Nurdin dan Harsul Maddini dalam buku Sejarah Datokarama (Abdullah Raqie): Ulama Pembawa Islam Dari Minangkabau Ke Sulawesi Tengah (2018). Dua pengajar Universitas Islam Negeri (UIN) Datokarama Palu ini menyitir catatan Adriani dan Kruijt (1912).
Dalam tulisannya disebutkan, bahwa Datokarama tiba di Lembah Paloe (Palu) disambut oleh Raja Palu Pue Nggari.
Pue I Nggari merupakan raja pertama Palu yang berkuasa antara tahun 1796-1805. Bila merujuk kepemimpinan seperti pelantikan 27 September 1978, tentunya Palu sudah berusia 227 tahun.
Dalam tulisan Jafar, Muh. Isnaeni Muhidin yang merupakan pendiri Perpustakaan Nemu Buku dan pegiat literasi bahkan mengisyaratkan jika sebetulnya Palu telah dikenal sejak ratusan tahun silam.
Neni – sapaan karib Muh. Isnaeni Muhidin – berangkat dari tulisan David Woodard dan William Vaughan berjudul The Narrative of Captain David Woodard and Four Seamen yang pertama kali diterbitkan pada tahun 1805 di London, Inggris.
Buku ini kemudian diterjemahkan ke dalam Bahasa Indonesia dengan judul Kisah Petualangan David Woodard terbitan Nemu Publishing tahun 2022.
Dalam sketsa peta Pulau Sulawesi yang berhasil dibuat oleh David Woodard selama pelayaran antara tahun 1793-1795, beberapa daerah lokal di Sulteng berhasil diindetifikasi, mulai dari Parlow (Palu), Dunggaly (Donggala), Travalla (Towale), Priggy (Parigi), dan masih banyak lagi.
Dalam pelayaran itu, Woodard bersama krunya terdampar dan ditawan di wilayah Travalla (Towale). Mereka lalu diarak dari Dunggaly (Donggala) menuju Parlow (Palu).

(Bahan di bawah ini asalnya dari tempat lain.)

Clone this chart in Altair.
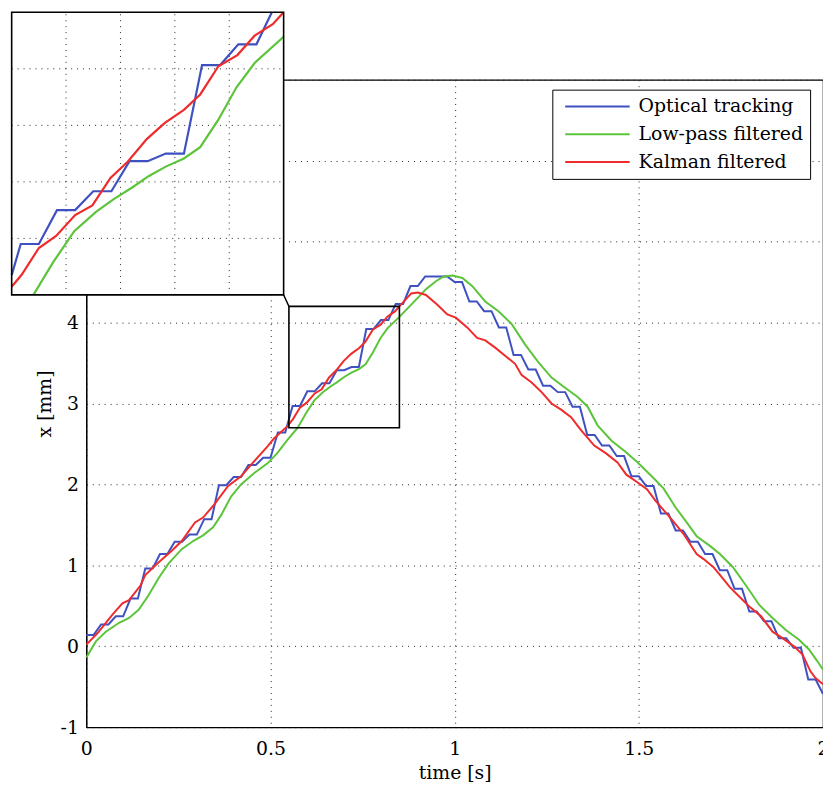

Saat itu, Donggala dan Palu terpisah menjadi dua kerajaan berbeda. Woodard menyebut Raja Palu dengan nama Tommy Ganjoo.
Tommy Ganjoo tak lain ialah Toma I Genjo atau Malasigi Bulupalo yang juga dikenal dengan panggilan Pue Bongo.

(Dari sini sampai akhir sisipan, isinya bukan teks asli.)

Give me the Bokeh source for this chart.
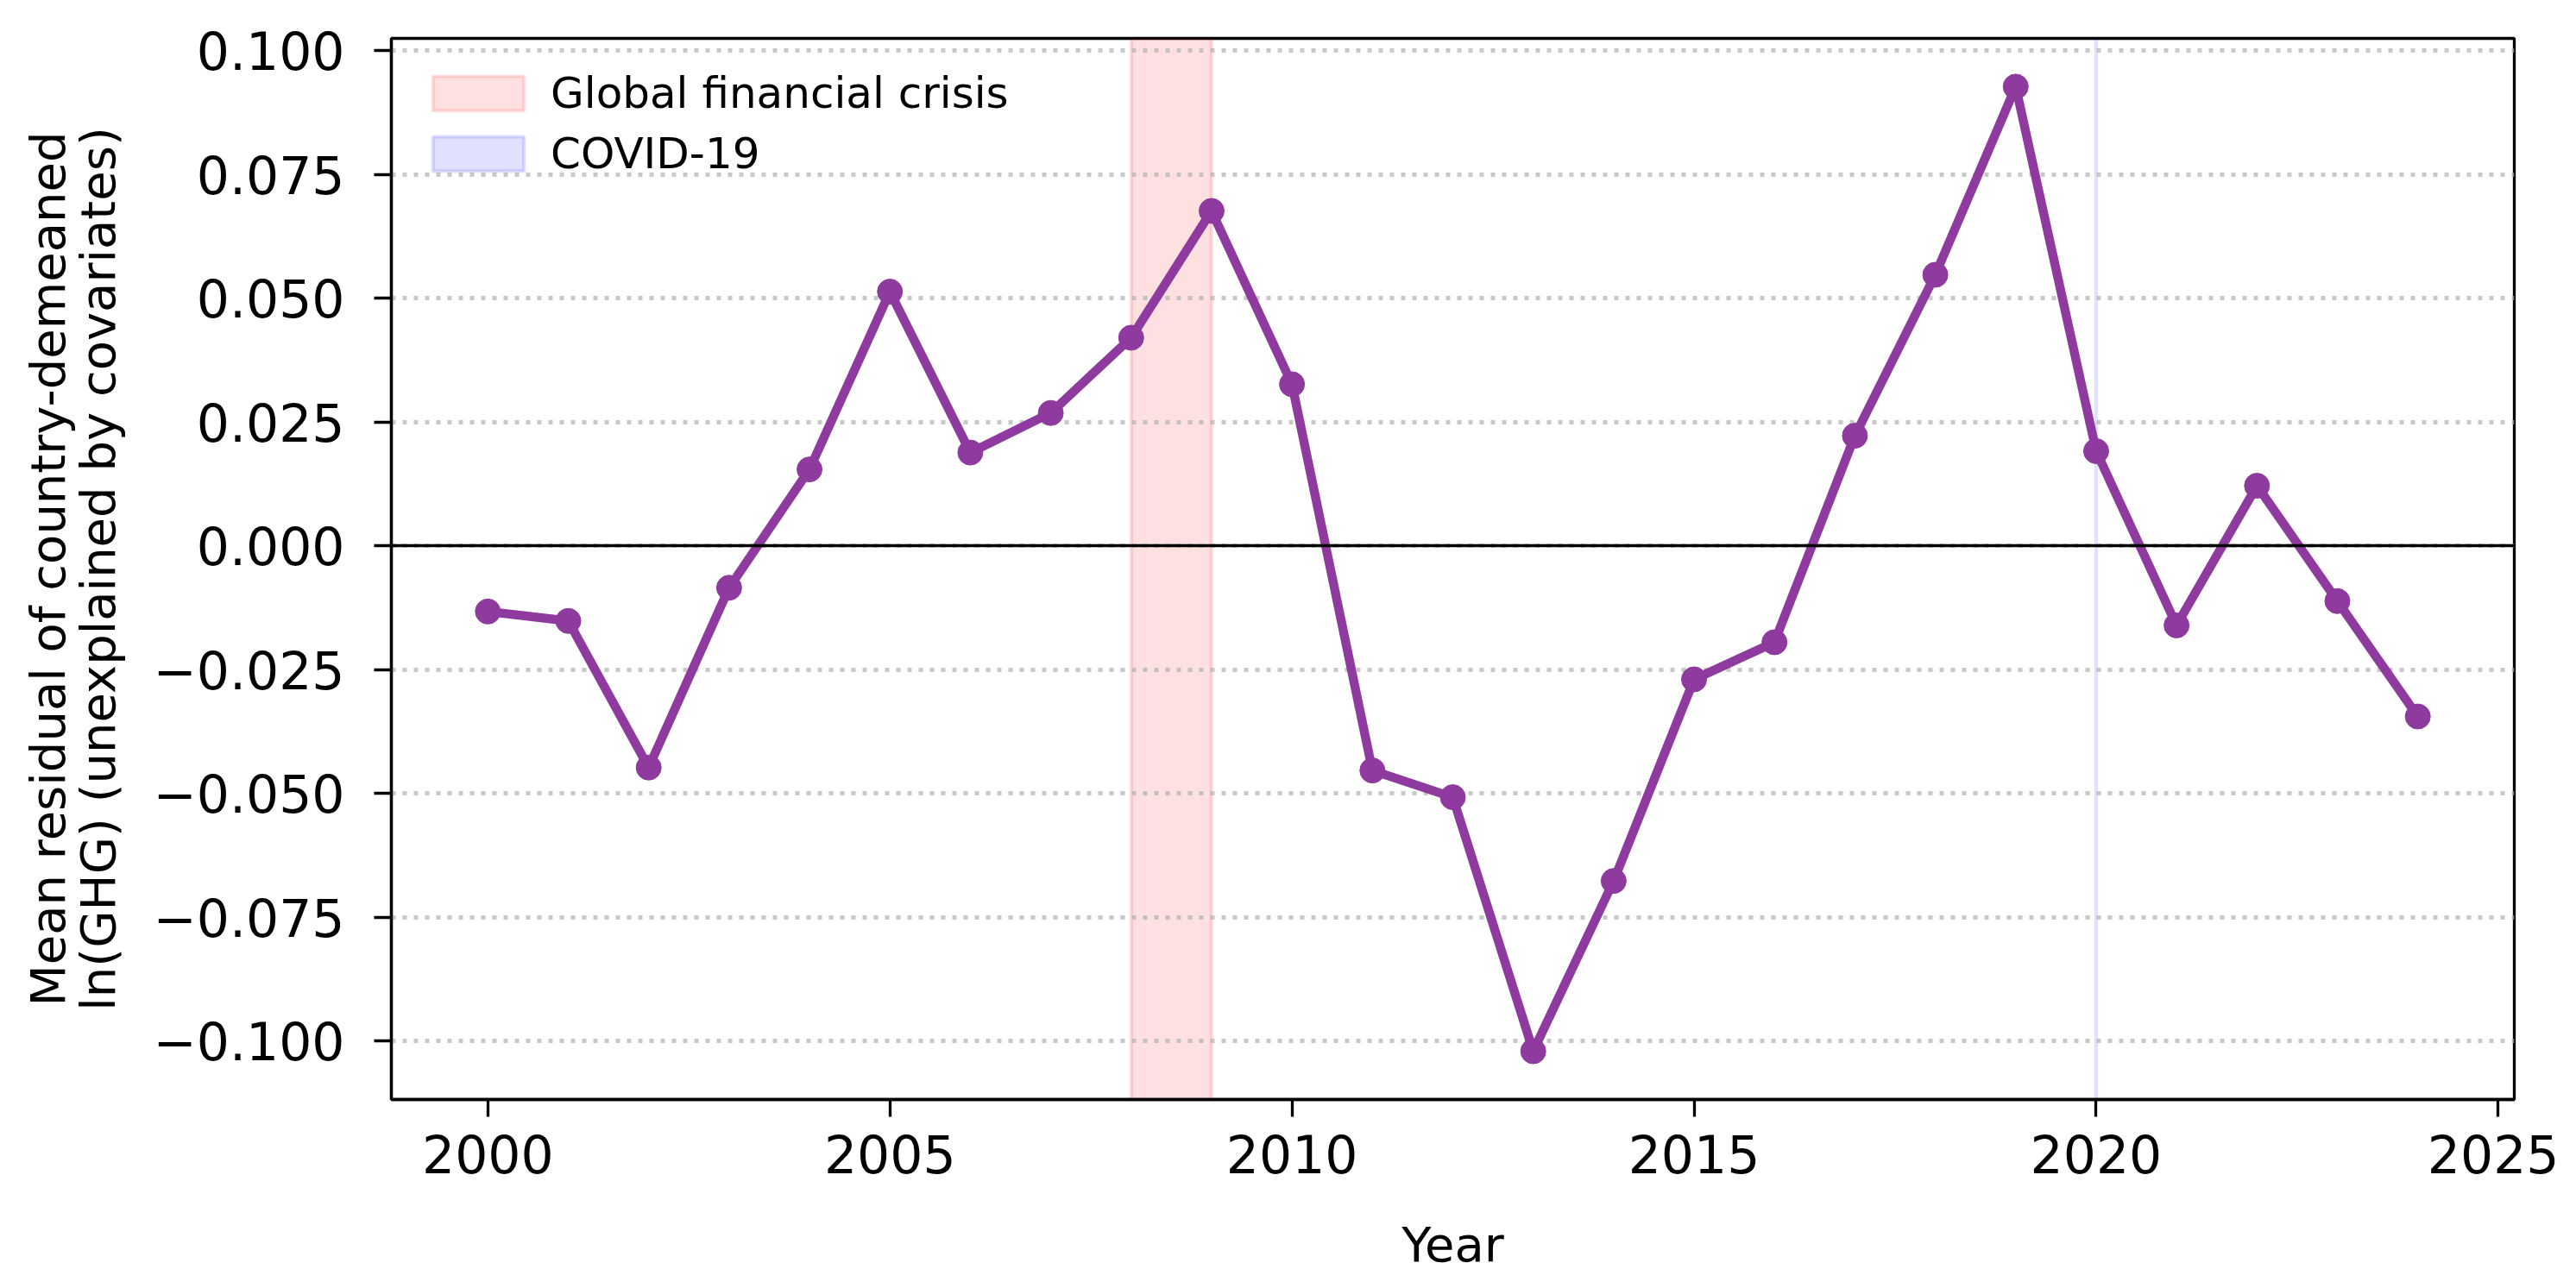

Selama berada di Parlow (Palu), David melihat permukiman sekitar 500 rumah dengan aneka tumbuhan dan ternak.
Dari catatan pelayaran David Woodard ini, kita boleh bersepakat dengan Neni. Artinya, peradaban di Palu sudah ada selama 230 tahun.
Tulisan lain soal eksistensi Palu juga termuat dalam jurnal berjudul “Syekh Abdullah Raqie: Orang Minangkabau Penyebar Islam di Palu Pada Abad XVII” (2019) yang ditulis oleh Ismail Syawal.
Menyitir buku yang ditulis Eija-Maija Kotilainen (1992) dengan terjemahan bahasa Indonesia Ketika Tulang Belulang Tertinggal: Kajian Budaya Material Sulawesi Tengah, Ismail menuturkan jika Datokarama tiba di Palu pada tahun 1606 dan menjadi orang yang pertama kali mengajarkan agama Islam di Palu. Yang artinya, Palu telah ada sedari 417 tahun.
Lihat postingan ini di Instagram
Pro dan kontra soal usia Kota Palu ini bukannya tanpa solusi. Jamrin dan Jafar bilang bahwa pernah ada seminar khusus sekitar tahun 1990-an yang membahas soal ini.
Hanya saja, sejumlah peristiwa penting di atas yang selalu mengemuka di antara sejarawan dan kalangan tokoh masyarakat tak menemui kata sepakat.
Dus, peringatan HUT Kota Palu kembali diperingati setiap 27 September tahun bergulir.
Acara HUT ke-45 Kota Palu sudah disiapkan dengan 26 item agenda selama 27-28 September 2023, tak mungkin lagi diubah.